Şebnem Korur Fincancı Diyarbakır'da: Gözaltılar seçim manevrası

TTB Başkanı Şebnem Korur Fincancı, gözaltına alınanlar için Diyarbakır Adliyesi'nin önünde bekleyenleri ziyaret etti. Fincancı, "Bu operasyon siyasi otoritenin seçim manevrası olarak okunabilir" dedi.

Abone ol

Evrim Deniz

DİYARBAKIR - 'Tanık' ifadesi üzerine Diyarbakır Cumhuriyet Başsavcılığı'nın başlattığı soruşturma kapsamında gözaltına alınanların sayısı 143'e çıktı. Gözaltına alınan 11 kişi daha tutuklandı. Böylece tutuklananların sayısı 43'e yükselirken, 52 kişi serbest bırakıldı.
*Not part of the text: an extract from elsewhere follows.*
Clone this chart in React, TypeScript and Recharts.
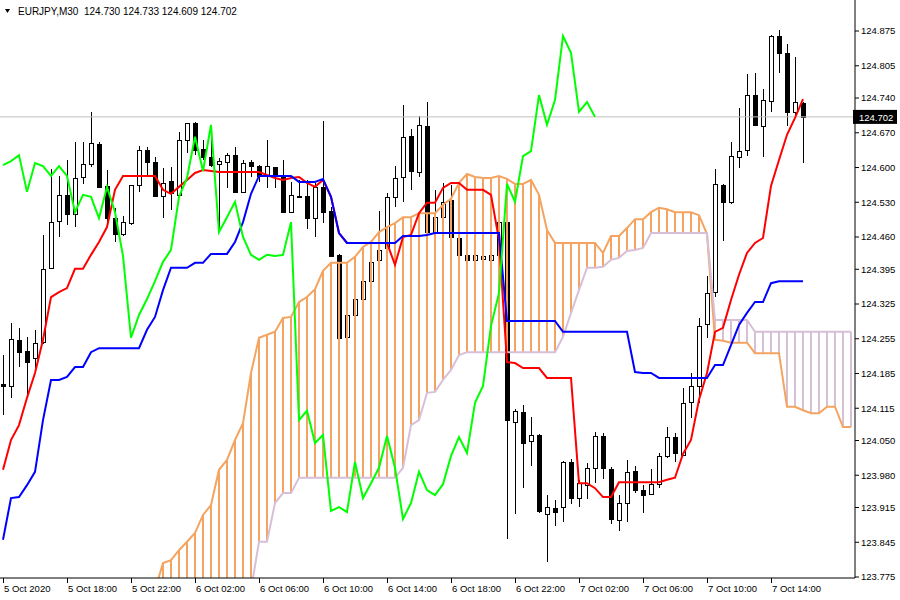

Aileler, gazeteciler ve avukatların adliye önündeki bekleyişleri de devam ediyor. Diyarbakır Adliyesi'nin önünde bekleyenlere destek olmak için Diyarbakır Tabip Odası Başkanı Elif Turan, Diyarbakır Baro Başkanı Nahit Eren, Türk Tabipler Birliği Başkanı Şebnem Korur Fincancı da geldi.
Duvar'a konuşan Şebnem Korur Fincancı, "Bu gözaltılar siyasi otoritenin seçim manevrası olarak okunabilir" dedi.

Şebnem Korur Fincancı, adliye önünde Nahit Eren'den bilgi aldı. 
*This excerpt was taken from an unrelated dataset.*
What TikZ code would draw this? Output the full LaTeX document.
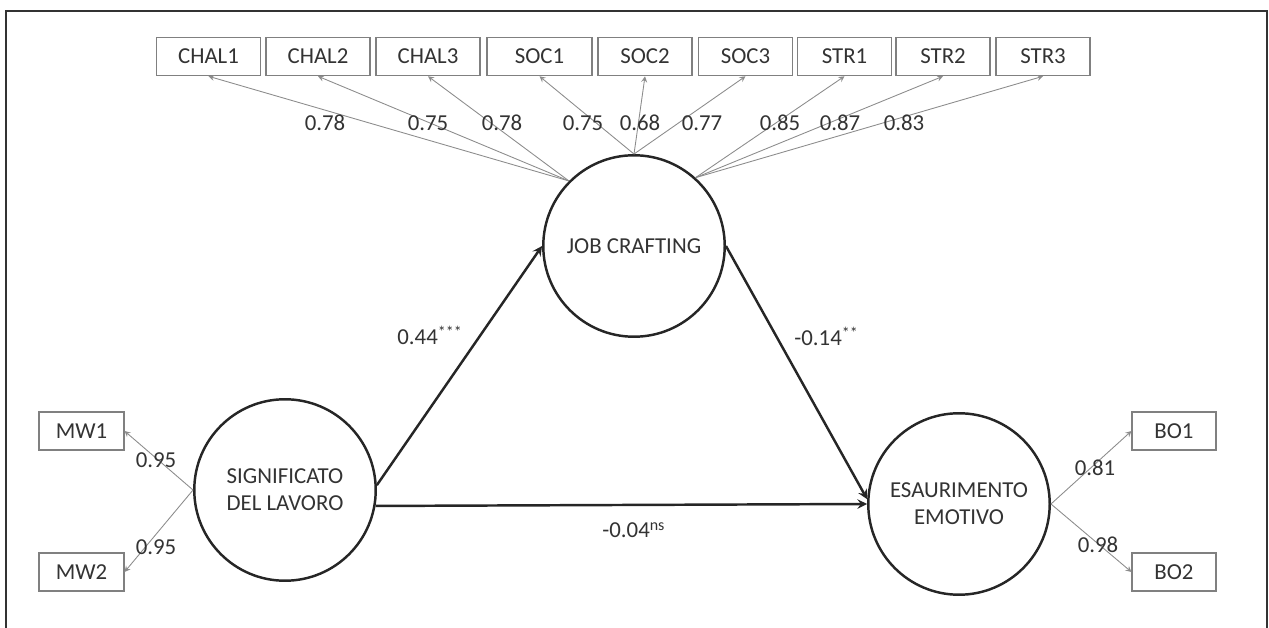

'TÜM SEÇİM SÜREÇLERİNDE SALDIRGAN BİR TUTUM SERGİLEDİLER'

"Toplumsal mücadelenin içinde yer almak bu ülkede artık zaten suçlu olarak tanımlanmak anlamına geliyor ne yazık ki. Ama kimse de toplumsal mücadelenin dışına çıkmıyor ve bu mücadeleyi de sürdürüyor" diyen Fincancı, gözaltı operasyonlarıyla ilgili şunları söyledi: "Arkadaşlarımızdı gözaltına alınanlar, tutuklananlar. Aslında bu operasyon siyasi otoritenin seçim manevrası olarak okunabilir. Tüm seçim süreçlerinde daha saldırgan bir tutum aldıklarını biliyoruz. Burada bazen şöyle bir duygu yaşamıyor değiliz tabii ki; özellikle 2015 seçimleri ve o seçim sonrası yaşananlar çok ağırdı, pek çok can yitirildi. Çok büyük bir zarardı ortada olan. Şiddet dozunu çok artırmışlardı. Şimdi 'En azından güvendeler' duygusu yaşamıyor değiliz, bazen insanlar tutuklandığında bu saldırılara maruz kalmıyorlar diye."
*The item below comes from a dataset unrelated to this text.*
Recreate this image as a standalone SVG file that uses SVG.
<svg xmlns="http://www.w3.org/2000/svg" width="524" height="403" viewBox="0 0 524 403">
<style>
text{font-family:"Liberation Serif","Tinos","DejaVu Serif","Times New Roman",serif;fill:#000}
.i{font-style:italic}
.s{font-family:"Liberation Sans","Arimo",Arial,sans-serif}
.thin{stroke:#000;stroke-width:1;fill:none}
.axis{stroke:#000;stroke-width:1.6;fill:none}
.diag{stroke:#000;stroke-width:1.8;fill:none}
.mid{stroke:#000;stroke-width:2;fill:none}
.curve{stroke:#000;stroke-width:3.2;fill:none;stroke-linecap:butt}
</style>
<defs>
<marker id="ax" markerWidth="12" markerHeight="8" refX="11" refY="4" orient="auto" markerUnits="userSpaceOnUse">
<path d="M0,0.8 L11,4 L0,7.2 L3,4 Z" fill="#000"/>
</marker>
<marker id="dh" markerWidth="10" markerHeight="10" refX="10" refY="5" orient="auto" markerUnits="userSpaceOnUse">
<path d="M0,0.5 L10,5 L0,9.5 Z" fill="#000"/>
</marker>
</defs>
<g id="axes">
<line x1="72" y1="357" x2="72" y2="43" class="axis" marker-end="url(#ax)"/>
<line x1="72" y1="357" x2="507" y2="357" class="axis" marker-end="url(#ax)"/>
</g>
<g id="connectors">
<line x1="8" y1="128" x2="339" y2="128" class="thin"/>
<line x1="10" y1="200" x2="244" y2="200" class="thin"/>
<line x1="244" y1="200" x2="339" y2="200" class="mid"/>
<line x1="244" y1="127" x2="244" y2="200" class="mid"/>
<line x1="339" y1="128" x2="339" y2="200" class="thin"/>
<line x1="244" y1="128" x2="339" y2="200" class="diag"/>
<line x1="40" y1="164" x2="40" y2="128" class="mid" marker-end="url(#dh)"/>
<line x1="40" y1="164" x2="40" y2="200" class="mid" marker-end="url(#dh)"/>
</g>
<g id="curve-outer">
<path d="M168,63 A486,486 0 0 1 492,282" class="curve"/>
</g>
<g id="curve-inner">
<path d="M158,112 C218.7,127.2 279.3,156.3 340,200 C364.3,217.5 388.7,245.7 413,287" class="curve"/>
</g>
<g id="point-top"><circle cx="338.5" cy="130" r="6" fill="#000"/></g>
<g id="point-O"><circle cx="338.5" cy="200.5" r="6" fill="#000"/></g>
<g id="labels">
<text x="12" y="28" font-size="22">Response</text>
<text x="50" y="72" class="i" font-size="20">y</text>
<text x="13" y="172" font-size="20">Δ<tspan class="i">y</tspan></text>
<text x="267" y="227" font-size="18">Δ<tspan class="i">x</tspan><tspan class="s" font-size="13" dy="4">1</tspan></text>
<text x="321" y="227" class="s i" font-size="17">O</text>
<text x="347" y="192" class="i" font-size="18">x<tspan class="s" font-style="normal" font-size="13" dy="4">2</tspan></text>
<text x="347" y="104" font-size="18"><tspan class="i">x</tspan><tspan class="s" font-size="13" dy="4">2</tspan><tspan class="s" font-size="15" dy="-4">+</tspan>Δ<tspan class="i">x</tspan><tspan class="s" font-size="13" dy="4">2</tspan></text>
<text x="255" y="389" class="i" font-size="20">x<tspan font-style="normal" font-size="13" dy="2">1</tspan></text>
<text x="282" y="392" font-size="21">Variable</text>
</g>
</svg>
'GİZLİLİK KARARININ ALTINDA BOMBOŞ BİR DOSYA VAR'

Bu gözaltıların, seçim manevrası olduğunu dile getiren Fincancı şöyle devam etti: "Seçim manevralarının sonuna geldiğimizi düşünüyor bütün Türkiye. Çok da gidicek yerleri yok. Tabii itirafçılarla, herhangi etkili bir soruşturma yürütülmeden dosyalar çıkıyor ama bu dosyaların da içinin boş olduğunu biliyoruz. Gizlilik kararı verilmiş, diyorlar örneğin ve gizlilik kararının altında aslında bomboş bir dosya var. İçini dolduramadıkları için gizlilik kararı veriyorlar pek çoğunda. Sulh Ceza Mahkemeleri zaten tetikçi mahkemeler olarak, AKP'nin bu ülkenin yargısına maalesef bir bomba etkisiyle bıraktığı mahkeme yapılanmaları. Ve tetikçilik yapıyorlar. Tutuklanması gerekenleri sulh ceza mahkemeleri üzerinden tutuklayıp bir süre en azından etkili bir faaliyet yürütmelerini engellemeye çalışıyorlar."

'BU HUKUKSUZLUĞUN BİTMESİNE 16 GÜN KALDI '

Bu hukuksuzluğun yıllardır sürdüğünü belirten Fincancı, "Yıllardır mücadele de bitmiyor. Onları tutuklasalar da onlar içeriden, tutuklanmamış olanlar da dışarıdan mücadeleye devam ediyorlar. Az kaldı, 16 gün sonra umuyorum ki bunların tamamı değişecek, değiştireceğiz. İrade bizim. Seçme irademizi ve sonrasında da denetleme irademizi etkili kullanmamız gerekiyor" dedi.